Marianna Gabrielyan is a postdoctoral researcher in the NOVA collaboration. Though she came on board the experiment to do data analysis, she has found herself responsible for quite a bit of the hardware on the NOVA project. Gabrielyan recently setup a control room in the Physics and Nanotechnology Building. This control room will eventually allow researchers at the U in the Twin Cities to take shifts monitoring both Near and Far detectors, a function that is presently done at Fermilab, outside of Chicago.

The Near detector is located in Fermilab, while the Far detector is located in Ash River, MN, between Ely and International Falls. Remote control of the detectors allows physicists to continue to monitor the experiment without the travel. Gabrielyan explains that several times a year, every member of the collaboration is expected to take a shift at the controls of the detector. At the present time, each shift costs the School about $3,000 in travel expenses. Multiplied throughout the collaboration members at the U, this bill is about $70k per year.

The room also has the advantage of being an excellent place to learn how to work the controls. Trainees can log in remotely and see the experts at Fermilab do their work. Physicists call this “shadowing” and they’ve done some effective demonstrations. At a recent collaboration meeting the group successfully ran shadow shifts to prove the collaboration as a whole that the control room in Minneapolis is adequately set-up to monitor the detector. Gabrielyan says that they will be doing official shifts from the remote control room at the University starting November 2014.

Gabrielyan is also on call 24/7 as the power supply and detector controls expert for both detectors. Both Near and Far detectors run on a series of Avalanche Photo Diodes (APD) that have to be cooled to -15C to reduce the noise levels.
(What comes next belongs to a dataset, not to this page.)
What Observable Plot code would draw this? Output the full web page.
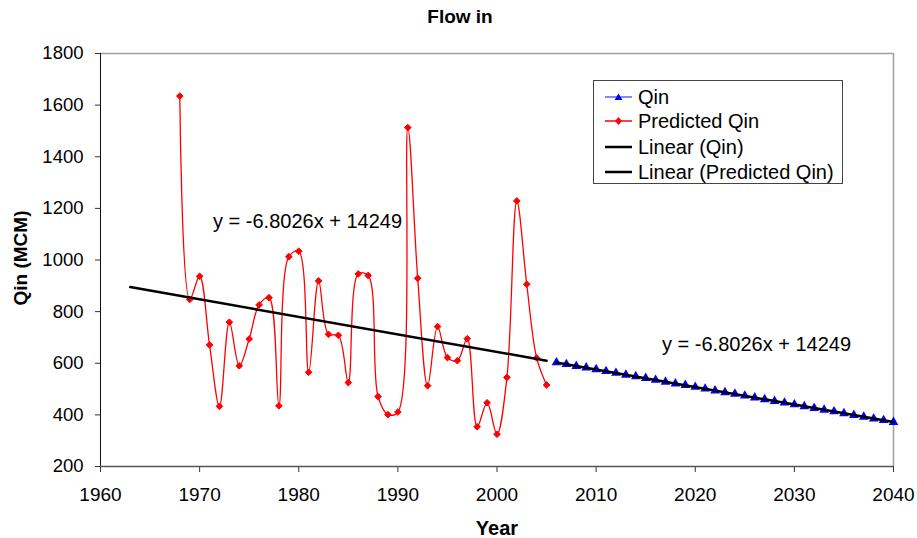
<!DOCTYPE html>
<html><head><meta charset="utf-8">
<script src="https://cdn.jsdelivr.net/npm/d3@7"></script>
<script src="https://cdn.jsdelivr.net/npm/@observablehq/plot@0.6"></script>
<style>
body{margin:0;background:#fff;font-family:Arial,"Liberation Sans",sans-serif}
#wrap{position:relative;width:917px;height:538px;overflow:hidden}
.abs{position:absolute;white-space:nowrap;color:#000;line-height:1}
#legend{position:absolute;left:593px;top:80px;width:250px;height:104px;border:1px solid #444;background:#fff;box-sizing:border-box}
.lrow{position:absolute;left:0;height:24px;display:flex;align-items:center;font-size:20px}
.lrow svg{margin-left:11px;margin-right:5px}
</style></head><body><div id="wrap"></div>
<script>
// ---- data ----
const predYears = [1968,1969,1970,1971,1972,1973,1974,1975,1976,1977,1978,1979,1980,1981,1982,1983,1984,1985,1986,1987,1988,1989,1990,1991,1992,1993,1994,1995,1996,1997,1998,1999,2000,2001,2002,2003,2004,2005];
const predQin = [1635,847,937,671,433,759,590,694,826,854,435,1013,1034,565,919,712,708,525,946,940,471,401,411,1513,929,513,742,622,610,695,354,447,325,545,1229,906,621,516];
const qinYears = [2006,2007,2008,2009,2010,2011,2012,2013,2014,2015,2016,2017,2018,2019,2020,2021,2022,2023,2024,2025,2026,2027,2028,2029,2030,2031,2032,2033,2034,2035,2036,2037,2038,2039,2040];
const qinValues = [603,596,589,583,576,569,562,555,549,542,535,528,521,515,508,501,494,487,481,474,467,460,453,447,440,433,426,419,413,406,399,392,385,379,372];
const trendPredYears = [1963,2005];
const trendPredValues = [895,610];
const trendQinYears = [2006,2040];
const trendQinValues = [603,372];
const xTicks = [1960,1970,1980,1990,2000,2010,2020,2030,2040];
const yTicks = [200,400,600,800,1000,1200,1400,1600,1800];
const equationText = "y = -6.8026x + 14249";

const pred = predYears.map((x,i)=>({x, y: predQin[i]}));
const qin = qinYears.map((x,i)=>({x, y: qinValues[i]}));
const tPred = trendPredYears.map((x,i)=>({x, y: trendPredValues[i]}));
const tQin = trendQinYears.map((x,i)=>({x, y: trendQinValues[i]}));

const chart = Plot.plot({
  width: 917, height: 538,
  marginLeft: 100, marginRight: 24, marginTop: 53, marginBottom: 72,
  style: {fontFamily: "Arial, 'Liberation Sans', sans-serif", fontSize: "19px", background: "#fff", color: "#000", overflow: "visible"},
  x: {domain: [1960, 2040]},
  y: {domain: [200, 1800]},
  marks: [
    Plot.ruleY([1800], {stroke: "#a0a0a0", strokeWidth: 1.5}),
    Plot.ruleX([2040], {stroke: "#a0a0a0", strokeWidth: 1.5}),
    Plot.axisX({ticks: xTicks, tickFormat: d => String(d), tickSize: 6, tickPadding: 15, fontSize: 19, label: null, stroke: "#333"}),
    Plot.axisY({ticks: yTicks, tickFormat: d => String(d), tickSize: 5, tickPadding: 12, fontSize: 18.5, label: null, stroke: "#333"}),
    Plot.ruleX([1960], {stroke: "#111", strokeWidth: 1}),
    Plot.ruleY([200], {stroke: "#555", strokeWidth: 1.5}),
    Plot.line(pred, {x: "x", y: "y", stroke: "#ff0000", strokeWidth: 1.3, curve: "catmull-rom"}),
    Plot.dot(pred, {x: "x", y: "y", symbol: "diamond2", r: 3, fill: "#ff0000", stroke: "#ff0000", strokeWidth: 1}),
    Plot.line(qin, {x: "x", y: "y", stroke: "#3344ff", strokeWidth: 1}),
    Plot.dot(qin, {x: "x", y: "y", symbol: "triangle", r: 3.6, fill: "#0000ff", stroke: "none"}),
    Plot.line(tPred, {x: "x", y: "y", stroke: "#000", strokeWidth: 2.5}),
    Plot.line(tQin, {x: "x", y: "y", stroke: "#000", strokeWidth: 2.5})
  ]
});
const wrap = document.getElementById("wrap");
chart.style.position = "absolute"; chart.style.left = "0"; chart.style.top = "0";
wrap.appendChild(chart);

function addText(txt, css) {
  const d = document.createElement("div");
  d.className = "abs";
  d.textContent = txt;
  Object.assign(d.style, css);
  wrap.appendChild(d);
  return d;
}
addText("Flow in", {left: "460px", top: "16px", transform: "translate(-50%,-50%)", fontWeight: "bold", fontSize: "19px"});
addText("Year", {left: "497px", top: "528px", transform: "translate(-50%,-50%)", fontWeight: "bold", fontSize: "20px"});
addText("Qin (MCM)", {left: "19.5px", top: "258px", transform: "translate(-50%,-50%) rotate(-90deg)", fontWeight: "bold", fontSize: "19px"});
addText(equationText, {left: "213px", top: "221px", transform: "translateY(-50%)", fontSize: "20px"});
addText(equationText, {left: "662px", top: "344px", transform: "translateY(-50%)", fontSize: "20px"});

// legend
const legendItems = [
  {label: "Qin", color: "#5566ff", marker: "triangle", mcolor: "#0000ff", top: 4},
  {label: "Predicted Qin", color: "#ff0000", marker: "diamond", mcolor: "#ff0000", top: 28},
  {label: "Linear (Qin)", color: "#000", marker: null, top: 54},
  {label: "Linear (Predicted Qin)", color: "#000", marker: null, top: 79}
];
const legend = document.createElement("div");
legend.id = "legend";
wrap.appendChild(legend);
legendItems.forEach(it => {
  const row = document.createElement("div");
  row.className = "lrow";
  row.style.top = it.top + "px";
  const sw = it.marker ? 1.5 : 2.5;
  let m = "";
  if (it.marker === "triangle") m = `<path d="M13.5,4.5 L17.5,11 L9.5,11 Z" fill="${it.mcolor}"/>`;
  if (it.marker === "diamond") m = `<path d="M13.5,4 L17,8 L13.5,12 L10,8 Z" fill="${it.mcolor}"/>`;
  row.innerHTML = `<svg width="28" height="16"><line x1="0" x2="27" y1="8" y2="8" stroke="${it.color}" stroke-width="${sw}"/>${m}</svg><span>${it.label}</span>`;
  legend.appendChild(row);
});
</script>
</body></html>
Shift workers need to constantly monitor the APD temperatures. Since a large amount of water is used in the cooling system, to prevent any physical damage to detectors, the interlock system is enabled to automatically shut down the power in case of a water leak or other mechanical failure. To return the detector to normal, running state, Gabrielyan is called in to run through a series of protocols that allow things to reset and return control to the shifters who are monitoring.

Gabrielyan is also working on analysis of the first run of NOVA data as well as MINOS data. She is currently analyzing MINOS data of electron neutrino appearance for non-standard interactions, refining her analysis based on theory. One of the questions that NOVA hopes to answer is that of the mass hierarchy—which of the three neutrino “flavors” (the name given to the various types of neutrinos) has the highest mass, which has the next highest and so on. It is a well-known fact that different neutrino “flavors” oscillate into one another when traveling a long distance. There are certain mathematical parameters associated with these oscillations, one of which could possibly shed light on physicists’ understanding of the matter/antimatter asymmetry in the universe.